Du Bois was not just a scholar, he was also amongst the most important political organizers of black Americans.

He was one of the founders of the NAACP.

All of his intellectual commitments, as writer, scholar, mentor and organizer, were geared towards addressing these problems.

Biographies and Autobiographies

Crusade for Justice: The Autobiography of Ida B. Wells by Ida B. Wells

Ida B. Wells is an American icon of truth telling.

Born to slaves, she was a pioneer of investigative journalism, a crusader against lynching, and a tireless advocate for suffrage, both for women and for African Americans.

This engaging memoir, originally published 1970, relates Wells’s private life as a mother as well as her public activities as a teacher, lecturer, and journalist in her fight for equality and justice.

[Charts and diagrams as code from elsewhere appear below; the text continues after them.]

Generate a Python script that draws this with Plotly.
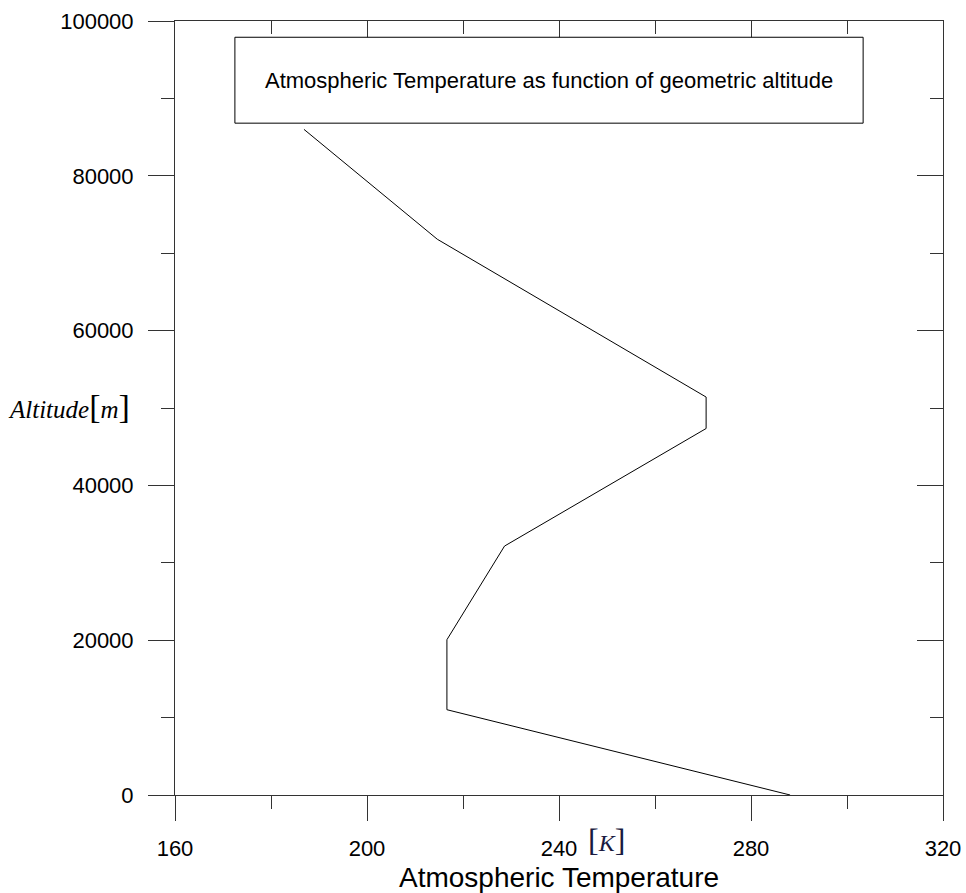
import plotly.graph_objects as go

# Standard atmosphere (geometric altitude)
altitude_m = [0, 11019, 20063, 32162, 47350, 51413, 71802, 86000]
temperature_K = [288.15, 216.65, 216.65, 228.65, 270.65, 270.65, 214.65, 186.87]

x_range = [160, 320]
y_range = [0, 100000]
legend_text = "Atmospheric Temperature as function of geometric altitude"
x_title = "Atmospheric Temperature"

AX = "#333333"
TICKFONT = dict(family="Liberation Sans, Arial, sans-serif", size=22, color="black")

fig = go.Figure()
fig.add_trace(go.Scatter(x=temperature_K, y=altitude_m, mode="lines",
                         line=dict(color="black", width=1), showlegend=False,
                         hoverinfo="skip"))
# mirror trace for top/right axes (invisible)
fig.add_trace(go.Scatter(x=temperature_K, y=altitude_m, mode="lines",
                         line=dict(color="rgba(0,0,0,0)", width=0), showlegend=False,
                         hoverinfo="skip", xaxis="x2", yaxis="y2"))

fig.update_layout(
    width=966, height=893,
    margin=dict(l=175, r=23, t=21, b=98),
    paper_bgcolor="white", plot_bgcolor="white",
    xaxis=dict(range=x_range, tick0=160, dtick=40, ticks="outside", ticklen=25,
               tickcolor=AX, showline=True, linecolor=AX, linewidth=1,
               showgrid=False, zeroline=False, tickfont=TICKFONT,
               ticklabelstandoff=9, tickformat="d", automargin=False,
               ticklabeloverflow="allow",
               minor=dict(dtick=20, tick0=160, ticks="outside", ticklen=13,
                          tickcolor=AX, showgrid=False)),
    yaxis=dict(range=y_range, tick0=0, dtick=20000, ticks="outside", ticklen=26,
               tickcolor=AX, showline=True, linecolor=AX, linewidth=1,
               showgrid=False, zeroline=False, tickfont=TICKFONT,
               ticklabelstandoff=10, tickformat="d", automargin=False,
               ticklabeloverflow="allow",
               minor=dict(dtick=10000, tick0=0, ticks="outside", ticklen=13,
                          tickcolor=AX, showgrid=False)),
    xaxis2=dict(range=x_range, overlaying="x", side="top", anchor="y2",
                tick0=160, dtick=40, ticks="inside", ticklen=25, tickcolor=AX,
                showline=True, linecolor=AX, linewidth=1, showgrid=False,
                zeroline=False, showticklabels=False, automargin=False,
                minor=dict(dtick=20, tick0=160, ticks="inside", ticklen=13,
                           tickcolor=AX, showgrid=False)),
    yaxis2=dict(range=y_range, overlaying="y", side="right", anchor="x2",
                tick0=0, dtick=20000, ticks="inside", ticklen=26, tickcolor=AX,
                showline=True, linecolor=AX, linewidth=1, showgrid=False,
                zeroline=False, showticklabels=False, automargin=False,
                minor=dict(dtick=10000, tick0=0, ticks="inside", ticklen=13,
                           tickcolor=AX, showgrid=False)),
    shapes=[dict(type="rect", xref="paper", yref="paper",
                 x0=0.078, x1=0.896, y0=0.868, y1=0.979,
                 line=dict(color="black", width=1), fillcolor="white")],
    annotations=[
        dict(text=legend_text, xref="paper", yref="paper", x=0.487, y=0.9235,
             showarrow=False, xanchor="center", yanchor="middle",
             font=dict(family="Liberation Sans, Arial, sans-serif", size=22, color="black")),
        dict(text=x_title, xref="paper", yref="paper", x=0.5, y=-0.106,
             showarrow=False, xanchor="center", yanchor="middle",
             font=dict(family="Liberation Sans, Arial, sans-serif", size=28, color="black")),
        dict(text="<span style='font-size:32px'>[</span><i>K</i><span style='font-size:32px'>]</span>",
             xref="paper", yref="paper", x=0.562, y=-0.058,
             showarrow=False, xanchor="center", yanchor="middle",
             font=dict(family="Liberation Serif, Times New Roman, serif", size=24, color="#1a1a40")),
        dict(text="<i>Altitude</i><span style='font-size:34px'>[</span><i>m</i><span style='font-size:34px'>]</span>",
             xref="paper", yref="paper", x=-0.22, y=0.502,
             showarrow=False, xanchor="left", yanchor="middle",
             font=dict(family="Liberation Serif, Times New Roman, serif", size=25, color="black")),
    ],
)

fig.write_html("out.html", config={"displayModeBar": False},
               post_script="document.body.style.margin='0';document.body.style.overflow='hidden';")
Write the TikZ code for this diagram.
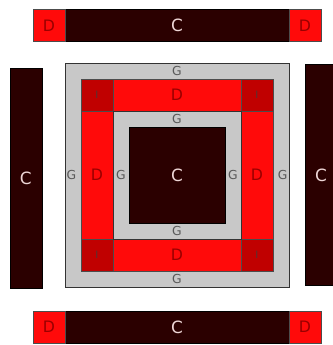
\documentclass[tikz,border=0pt]{standalone}
\usepackage{fontspec}
\setmainfont{DejaVu Sans}
\usepackage{tikz}
\usetikzlibrary{calc}
\definecolor{quiltdark}{HTML}{2B0000}
\definecolor{quiltred}{HTML}{FF0A0A}
\definecolor{quiltdeep}{HTML}{C00000}
\definecolor{quiltgray}{HTML}{C8C8C8}
\definecolor{quiltpink}{HTML}{EED6D6}

\begin{document}
\begin{tikzpicture} [x=0.5cm, y=0.5cm,
	cpiece/.style={fill=quiltdark, draw=black, line width=0.5pt},
	dpiece/.style={fill=quiltred, draw=black!70, line width=0.5pt},
	epiece/.style={fill=quiltdeep, draw=black!70, line width=0.5pt},
	gpiece/.style={fill=quiltgray, draw=black!80, line width=0.6pt},
	clabel/.style={text=quiltpink, font=\fontsize{15}{15}\selectfont},
	dlabel/.style={text=quiltdeep!80!black, font=\fontsize{14}{14}\selectfont},
	elabel/.style={text=quiltdark!80, font=\fontsize{9}{9}\selectfont},
	glabel/.style={text=black!65, font=\fontsize{11}{11}\selectfont}]
				\useasboundingbox (-4.0625,-3.625) rectangle (16.75,17.94);
				% frame: outer gray ring
				\draw[gpiece] (0,0) rectangle (14,14);
				% red ring
				\draw[dpiece] (3,11) rectangle (11,13);
				\draw[dpiece] (3,1) rectangle (11,3);
				\draw[dpiece] (1,3) rectangle (3,11);
				\draw[dpiece] (11,3) rectangle (13,11);
				\foreach \x in {1,11}
				\foreach \y in {1,11}
				\draw[epiece] (\x,\y) rectangle (\x+2,\y+2);
				% inner gray and centre
				\draw[gpiece] (3,3) rectangle (11,11);
				\draw[cpiece] (4,4) rectangle (10,10);
				\node[clabel] (cmid) at (7,7) {C};
				\node[dlabel] (dtop) at (7,12) {D};
				\node[dlabel] (dbot) at (7,2) {D};
				\node[dlabel] (dleft) at (2,7) {D};
				\node[dlabel] (dright) at (12,7) {D};
				\foreach \x in {2,12}
				\foreach \y in {2,12}
				\node[elabel] (e\x\y) at (\x,\y) {I};
				\foreach \p/\q [count=\i] in {7/13.5,7/0.5,0.4/7,13.6/7,7/10.5,7/3.5,3.5/7,10.5/7}
				\node[glabel] (g\i) at (\p,\q) {G};

				% top and bottom strips
				\foreach \y/\n in {15.35/top,-3.5/bot}{
				\draw[cpiece] (-2,\y) rectangle (16,\y+2);
				\draw[dpiece] (-2,\y) rectangle (0,\y+2);
				\draw[dpiece] (14,\y) rectangle (16,\y+2);
				\node[clabel] (c\n) at (7,\y+1) {C};
				\node[dlabel] (d\n l) at (-1,\y+1) {D};
				\node[dlabel] (d\n r) at (15,\y+1) {D};
				}
				% side strips
				\draw[cpiece] (-3.45,-0.1) rectangle (-1.45,13.7);
				\node[clabel] (cleft) at (-2.45,6.8) {C};
				\draw[cpiece] (15,0.1) rectangle (17,13.9);
				\node[clabel] (cright) at (16,7) {C};
\end{tikzpicture}
\end{document}
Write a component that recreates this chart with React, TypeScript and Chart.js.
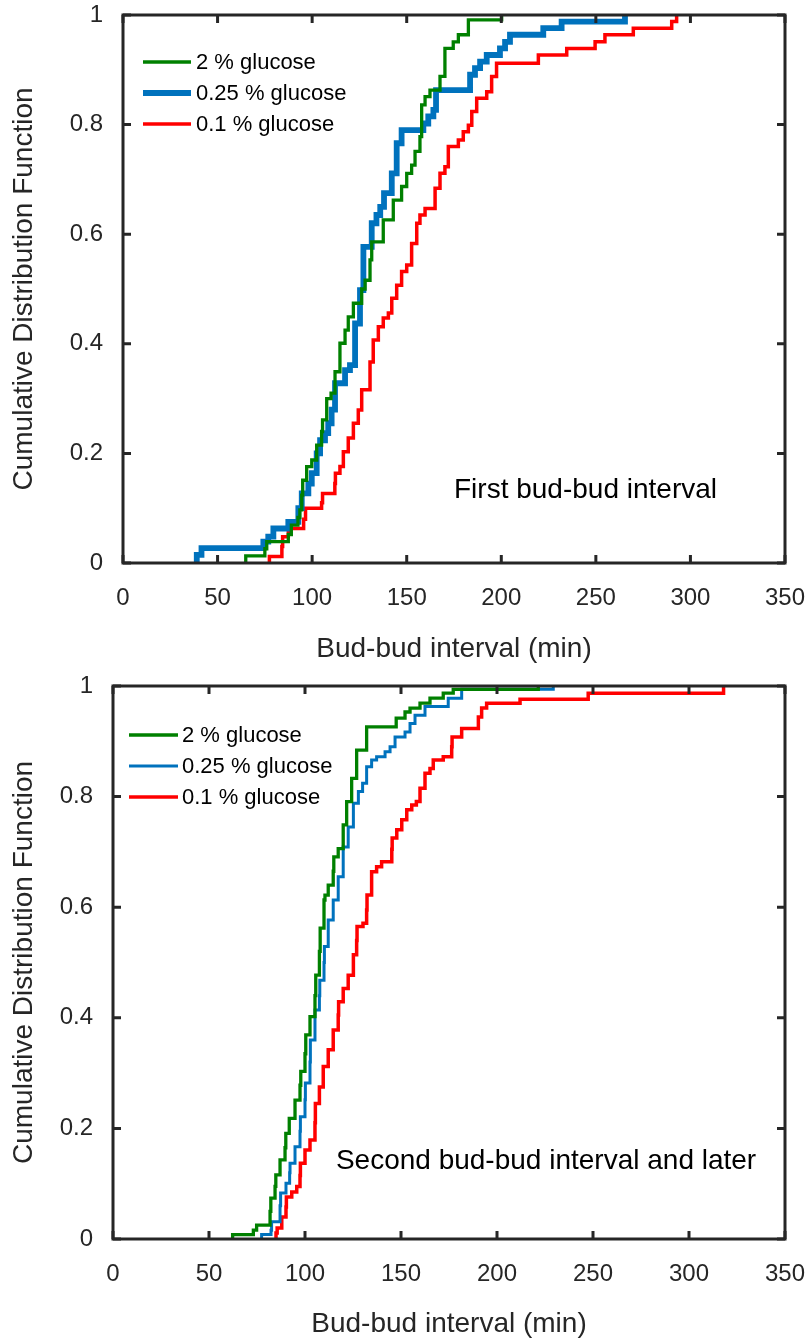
import React, { useEffect, useRef } from "react";
import { Chart, registerables } from "chart.js";

Chart.register(...registerables);

// ---------- data ----------
const X_TICKS = [0, 50, 100, 150, 200, 250, 300, 350];
const Y_TICKS = [0, 0.2, 0.4, 0.6, 0.8, 1];
const SERIES_LABELS = ["2 % glucose", "0.25 % glucose", "0.1 % glucose"];
const X_TITLE = "Bud-bud interval (min)";
const Y_TITLE = "Cumulative Distribution Function";
const NOTE_FIRST = "First bud-bud interval";
const NOTE_SECOND = "Second bud-bud interval and later";

// Panel 1: first bud-bud interval (ECDF step corners: x, level after the step)
const FIRST_GREEN_X = [64.9, 75.0, 76.0, 87.4, 89.0, 92.5, 93.5, 94.5, 95.0, 97.1, 99.8, 102.4, 105.0, 105.5, 107.7, 110.0, 112.1, 114.7, 117.4, 119.1, 121.8, 126.2, 128.0, 130.6, 131.5, 137.6, 142.9, 147.3, 150.0, 152.6, 154.4, 157.0, 157.9, 159.7, 162.3, 167.6, 170.2, 174.6, 177.3, 182.6, 200.2];
const FIRST_GREEN_Y = [0.013, 0.026, 0.039, 0.052, 0.069, 0.083, 0.097, 0.124, 0.151, 0.176, 0.188, 0.215, 0.24, 0.261, 0.3, 0.31, 0.349, 0.401, 0.425, 0.449, 0.474, 0.5, 0.516, 0.553, 0.586, 0.626, 0.662, 0.687, 0.711, 0.726, 0.751, 0.778, 0.836, 0.851, 0.863, 0.888, 0.939, 0.951, 0.964, 0.991, 1.0];

const FIRST_BLUE_X = [39.0, 41.5, 74.2, 76.8, 79.5, 87.4, 92.7, 94.5, 98.0, 99.8, 102.4, 104.2, 106.8, 108.5, 110.3, 112.1, 117.4, 120.0, 122.7, 125.3, 127.1, 131.5, 134.0, 136.0, 138.0, 142.1, 144.7, 147.3, 158.8, 161.4, 164.1, 165.5, 183.5, 186.1, 188.8, 192.3, 199.3, 202.0, 204.6, 222.2, 231.9, 265.4];
const FIRST_BLUE_Y = [0.015, 0.027, 0.039, 0.048, 0.063, 0.075, 0.1, 0.127, 0.145, 0.164, 0.2, 0.224, 0.237, 0.255, 0.28, 0.328, 0.352, 0.361, 0.437, 0.498, 0.577, 0.62, 0.635, 0.65, 0.675, 0.711, 0.766, 0.79, 0.802, 0.815, 0.827, 0.863, 0.891, 0.903, 0.915, 0.927, 0.939, 0.951, 0.964, 0.976, 0.988, 1.0];

const FIRST_RED_X = [77.4, 84.0, 84.4, 87.4, 95.5, 96.5, 105.0, 105.5, 112.0, 112.3, 114.7, 116.5, 119.1, 121.8, 124.4, 126.2, 130.6, 132.3, 135.0, 137.6, 140.3, 142.1, 144.7, 147.3, 150.0, 152.6, 155.3, 157.0, 159.7, 165.0, 167.6, 170.2, 172.0, 177.3, 179.9, 182.6, 184.4, 187.0, 192.3, 194.9, 197.5, 219.6, 234.6, 249.6, 254.8, 269.8, 290.1, 292.7];
const FIRST_RED_Y = [0.012, 0.03, 0.048, 0.063, 0.08, 0.1, 0.11, 0.127, 0.145, 0.164, 0.176, 0.203, 0.228, 0.255, 0.279, 0.316, 0.367, 0.407, 0.431, 0.447, 0.456, 0.483, 0.507, 0.532, 0.544, 0.583, 0.62, 0.635, 0.647, 0.684, 0.711, 0.723, 0.76, 0.772, 0.787, 0.799, 0.824, 0.848, 0.86, 0.888, 0.912, 0.927, 0.939, 0.951, 0.964, 0.976, 0.988, 1.0];

// Panel 2: second bud-bud interval and later
const SECOND_GREEN_X = [62.3, 73.1, 74.8, 81.8, 82.2, 84.4, 84.8, 87.0, 89.6, 90.0, 91.8, 94.8, 97.4, 97.8, 100.0, 100.4, 102.6, 105.2, 105.6, 107.5, 107.9, 109.9, 110.4, 112.1, 114.7, 115.0, 117.3, 119.9, 121.7, 124.3, 126.9, 132.1, 147.5, 152.1, 154.7, 159.9, 165.1, 172.0, 177.2, 221.5];
const SECOND_GREEN_Y = [0.008, 0.016, 0.025, 0.05, 0.074, 0.095, 0.116, 0.143, 0.165, 0.191, 0.218, 0.251, 0.278, 0.303, 0.335, 0.369, 0.402, 0.44, 0.477, 0.52, 0.562, 0.613, 0.622, 0.64, 0.665, 0.691, 0.706, 0.749, 0.791, 0.833, 0.884, 0.926, 0.942, 0.953, 0.96, 0.969, 0.978, 0.987, 0.994, 1.0];

const SECOND_BLUE_X = [77.4, 82.3, 82.6, 87.0, 87.3, 90.1, 92.0, 92.2, 94.8, 97.4, 97.6, 100.0, 100.2, 102.6, 102.8, 105.2, 107.5, 107.7, 109.9, 110.1, 112.1, 114.7, 117.3, 119.9, 122.5, 125.2, 127.8, 130.0, 132.1, 134.7, 137.3, 141.7, 144.3, 146.9, 152.1, 154.7, 157.3, 162.5, 174.6, 181.6, 229.3];
const SECOND_BLUE_Y = [0.008, 0.016, 0.031, 0.06, 0.083, 0.101, 0.12, 0.137, 0.167, 0.195, 0.221, 0.252, 0.282, 0.32, 0.36, 0.414, 0.44, 0.468, 0.5, 0.529, 0.577, 0.613, 0.655, 0.709, 0.745, 0.788, 0.809, 0.824, 0.854, 0.866, 0.872, 0.881, 0.89, 0.908, 0.917, 0.932, 0.947, 0.963, 0.978, 0.994, 1.0];

const SECOND_RED_X = [84.9, 85.5, 87.9, 90.1, 90.3, 93.1, 95.7, 97.4, 97.6, 100.0, 102.6, 105.2, 105.4, 107.5, 109.5, 112.1, 114.7, 117.3, 117.5, 119.9, 122.5, 125.2, 126.9, 127.1, 130.2, 132.1, 132.3, 134.7, 137.3, 139.9, 145.2, 145.4, 147.8, 150.4, 153.0, 155.6, 158.0, 159.9, 162.5, 165.1, 166.8, 172.0, 176.4, 176.6, 181.6, 190.3, 192.0, 194.6, 212.0, 247.5, 318.0];
const SECOND_RED_Y = [0.011, 0.02, 0.04, 0.058, 0.076, 0.085, 0.095, 0.115, 0.137, 0.161, 0.179, 0.21, 0.245, 0.275, 0.312, 0.342, 0.378, 0.405, 0.429, 0.453, 0.477, 0.514, 0.54, 0.565, 0.571, 0.595, 0.622, 0.664, 0.673, 0.682, 0.705, 0.725, 0.74, 0.758, 0.776, 0.785, 0.791, 0.815, 0.842, 0.851, 0.866, 0.872, 0.89, 0.908, 0.923, 0.944, 0.96, 0.969, 0.976, 0.987, 1.0];

// ---------- styles ----------
const FONT = '"Liberation Sans", Arial, Helvetica, sans-serif';
const AXIS_COLOR = "#262626";
const GREEN = "#008000";
const BLUE = "#0072BD";
const RED = "#FF0000";
const W = 806;
const TICK_SIZE = 24;
const TITLE_SIZE = 28;

type Series = { label: string; x: number[]; y: number[]; color: string; width: number };

const boxPlugin = {
  id: "matlabBox",
  afterDatasetsDraw(chart: any) {
    const { ctx, chartArea: a, scales } = chart;
    const tl = 8;
    ctx.save();
    ctx.strokeStyle = AXIS_COLOR;
    ctx.lineWidth = 3;
    ctx.lineCap = "butt";
    ctx.beginPath();
    for (const t of scales.x.ticks) {
      const px = scales.x.getPixelForValue(t.value);
      ctx.moveTo(px, a.bottom);
      ctx.lineTo(px, a.bottom - tl);
      ctx.moveTo(px, a.top);
      ctx.lineTo(px, a.top + tl);
    }
    for (const t of scales.y.ticks) {
      const py = scales.y.getPixelForValue(t.value);
      ctx.moveTo(a.left, py);
      ctx.lineTo(a.left + tl, py);
      ctx.moveTo(a.right, py);
      ctx.lineTo(a.right - tl, py);
    }
    ctx.stroke();
    ctx.lineJoin = "miter";
    ctx.strokeRect(a.left, a.top, a.right - a.left, a.bottom - a.top);
    ctx.restore();
  },
};

const legendNotePlugin = {
  id: "legendNote",
  afterDraw(chart: any, _args: any, opts: any) {
    const { ctx, chartArea: a, scales } = chart;
    ctx.save();
    ctx.textBaseline = "middle";
    ctx.textAlign = "left";
    // legend
    ctx.font = `${opts.legendSize}px ${FONT}`;
    chart.data.datasets.forEach((ds: any, i: number) => {
      const y = a.top + opts.legendTop + i * opts.legendGap;
      const x0 = a.left + opts.legendLeft;
      ctx.strokeStyle = ds.borderColor;
      ctx.lineWidth = ds.borderWidth;
      ctx.lineCap = "butt";
      ctx.beginPath();
      ctx.moveTo(x0, y);
      ctx.lineTo(x0 + opts.legendLine, y);
      ctx.stroke();
      ctx.fillStyle = "#000";
      ctx.fillText(ds.label, x0 + opts.legendLine + opts.legendTextGap, y + 1);
    });
    // annotation (data coordinates)
    ctx.font = `${opts.noteSize}px ${FONT}`;
    ctx.fillStyle = "#000";
    ctx.fillText(opts.noteText, scales.x.getPixelForValue(opts.noteX), scales.y.getPixelForValue(opts.noteY));
    ctx.restore();
  },
};

type PanelProps = {
  top: number;
  height: number;
  area: { left: number; top: number; right: number; bottom: number };
  series: Series[];
  legend: any;
};

function Panel({ top, height, area, series, legend }: PanelProps) {
  const ref = useRef<HTMLCanvasElement>(null);
  useEffect(() => {
    const chart = new Chart(ref.current as HTMLCanvasElement, {
      type: "line",
      data: {
        datasets: series.map((s) => ({
          label: s.label,
          data: [{ x: s.x[0], y: 0 }, ...s.x.map((x, i) => ({ x, y: s.y[i] }))],
          borderColor: s.color,
          backgroundColor: s.color,
          borderWidth: s.width,
          stepped: "before" as const,
          pointRadius: 0,
          pointHoverRadius: 0,
          fill: false,
          borderJoinStyle: "miter" as const,
          borderCapStyle: "butt" as const,
        })),
      },
      options: {
        responsive: false,
        animation: false,
        devicePixelRatio: 1,
        events: [],
        layout: { padding: { left: 0, top: area.top, right: W - area.right, bottom: 0 } },
        scales: {
          x: {
            type: "linear",
            min: 0,
            max: 350,
            grid: { display: false },
            border: { display: false },
            afterBuildTicks: (s: any) => {
              s.ticks = X_TICKS.map((v) => ({ value: v }));
            },
            afterFit: (s: any) => {
              s.height = height - area.bottom;
              s.paddingLeft = 0;
              s.paddingRight = 0;
            },
            ticks: {
              autoSkip: false,
              maxRotation: 0,
              padding: 13,
              color: AXIS_COLOR,
              font: { family: FONT, size: TICK_SIZE },
              callback: (v: any) => String(v),
            },
            title: {
              display: true,
              text: X_TITLE,
              color: AXIS_COLOR,
              font: { family: FONT, size: TITLE_SIZE, lineHeight: 1 },
              padding: { top: 0, bottom: legend.xTitlePad },
            },
          },
          y: {
            type: "linear",
            min: 0,
            max: 1,
            grid: { display: false },
            border: { display: false },
            afterBuildTicks: (s: any) => {
              s.ticks = Y_TICKS.map((v) => ({ value: v }));
            },
            afterFit: (s: any) => {
              s.width = area.left;
              s.paddingTop = 0;
              s.paddingBottom = 0;
            },
            ticks: {
              padding: 12,
              color: AXIS_COLOR,
              font: { family: FONT, size: TICK_SIZE },
              callback: (v: any) => String(v),
            },
            title: {
              display: true,
              text: Y_TITLE,
              color: AXIS_COLOR,
              font: { family: FONT, size: TITLE_SIZE, lineHeight: 1 },
              padding: { top: 10.5, bottom: 0 },
            },
          },
        },
        plugins: {
          legend: { display: false },
          tooltip: { enabled: false },
          legendNote: legend,
        } as any,
      },
      plugins: [boxPlugin, legendNotePlugin],
    });
    return () => chart.destroy();
  }, []);
  return (
    <canvas
      ref={ref}
      width={W}
      height={height}
      style={{ position: "absolute", left: 0, top, width: W, height, display: "block" }}
    />
  );
}

const FIRST_SERIES: Series[] = [
  { label: SERIES_LABELS[0], x: FIRST_GREEN_X, y: FIRST_GREEN_Y, color: GREEN, width: 3.3 },
  { label: SERIES_LABELS[1], x: FIRST_BLUE_X, y: FIRST_BLUE_Y, color: BLUE, width: 5.8 },
  { label: SERIES_LABELS[2], x: FIRST_RED_X, y: FIRST_RED_Y, color: RED, width: 3.5 },
];

const SECOND_SERIES: Series[] = [
  { label: SERIES_LABELS[0], x: SECOND_GREEN_X, y: SECOND_GREEN_Y, color: GREEN, width: 3.3 },
  { label: SERIES_LABELS[1], x: SECOND_BLUE_X, y: SECOND_BLUE_Y, color: BLUE, width: 3.0 },
  { label: SERIES_LABELS[2], x: SECOND_RED_X, y: SECOND_RED_Y, color: RED, width: 3.5 },
];

export default function App() {
  return (
    <div style={{ position: "absolute", left: 0, top: 0, width: W, height: 1338, background: "#fff", overflow: "hidden" }}>
      <Panel
        top={0}
        height={669}
        area={{ left: 123, top: 15, right: 785, bottom: 563 }}
        series={FIRST_SERIES}
        legend={{
          legendSize: 22,
          legendTop: 47,
          legendGap: 31,
          legendLeft: 20,
          legendLine: 48,
          legendTextGap: 5,
          noteSize: 28,
          noteText: NOTE_FIRST,
          noteX: 175,
          noteY: 0.133,
          xTitlePad: 6,
        }}
      />
      <Panel
        top={669}
        height={669}
        area={{ left: 113, top: 17, right: 785, bottom: 570 }}
        series={SECOND_SERIES}
        legend={{
          legendSize: 22,
          legendTop: 49,
          legendGap: 31,
          legendLeft: 16,
          legendLine: 49,
          legendTextGap: 4,
          noteSize: 28,
          noteText: NOTE_SECOND,
          noteX: 116.1,
          noteY: 0.14,
          xTitlePad: 0,
        }}
      />
    </div>
  );
}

This updated edition includes a new foreword by Eve L. Ewing, new images, and a new afterword by Ida B.

I Know Why the Caged Bird Sings by Maya Angelou

Here is a book as joyous and painful, as mysterious and memorable, as childhood itself.

I Know Why the Caged Bird Sings captures the longing of lonely children, the brute insult of bigotry, and the wonder of words that can make the world right.

Maya Angelou’s debut memoir is a modern American classic beloved worldwide.

Poetic and powerful, I Know Why the Caged Bird Sings will touch hearts and change minds for as long as people read.

Narrative of the Life of Frederick Douglass

In June 2020, in response to the murder of George Floyd and other brutalities perpetuated by police, we organized a reading of this memoir to remind us of the depth of the pain and cruelty upon which our country was built, and how far we have yet to go to meet the true hope of equality that Douglass spent his life fighting and writing for.

Exploring Key Themes and Movements

Exodus: Religion, Race and Nation in Early Nineteenth Century Black America by Eddie Glaude

Glaude is a groundbreaking scholar who writes beautifully.

Exodus is an incredibly sophisticated, highly readable work.

It’s a nice entry point to early nineteenth-century black life in the United States.

Exodus was widely acclaimed when first published in both literary circles and among academics, and by historians and those who study religion.

Glaude provides us a narrative of the earliest stages of black freed people as they are imagining their political future.

He does that through the document trail of the period’s intellectuals and the institutional documents of black religious organization.

So, it’s an intellectual history, a political history and a religious history, beautifully written and filled with engaging figures from this period.

Glaude highlights the early nineteenth-century roots of black nationalism.

It’s important not to see black nationalism as a late civil rights movement reaction.

Often, black nationalism is imagined as emerging in the late 1960s.

But in the early nineteenth century, with the exception of Haiti, black people were not citizens anywhere.

Enslaved people are not citizens; colonized people are not citizens.

So, in the early nineteenth century there was a fervor for creating a state that black people could be a part of-not just in America but in many parts of the world.

By reading Glaude, we can apprehend that black nationalism is a recurring current that flows throughout the history of black politics, black religious life, and the entire course of US history.

Hammer and Hoe: Alabama Communists During the Great Depression by Robin Kelly

The history of the black left is often a missing piece in the histories of how the civil rights movement grew.

This is a foundational text for understanding the deep roots of the black left in the deep South, the lingering plantation economy and early southern industry.

Many of the figures that Kelly treats in the book were early twentieth-century organizers who became mentors and teachers of civil rights leaders.

Kelly shows the activists at work generations before the 1960s Civil Rights Revolution.

It’s an adept Marxian analysis of Alabama, and an economic and sociopolitical analysis of the region that is at the core of black life in the United States.

Even though it’s no longer the case that the majority of black Americans live in the Deep South, that is where most of the roots of black life lie.

Its stories are wonderful.

Kelly drew from archives to deliver a strong sense of what black life was like in agricultural Alabama.

It’s both a beautiful book and an instructive one.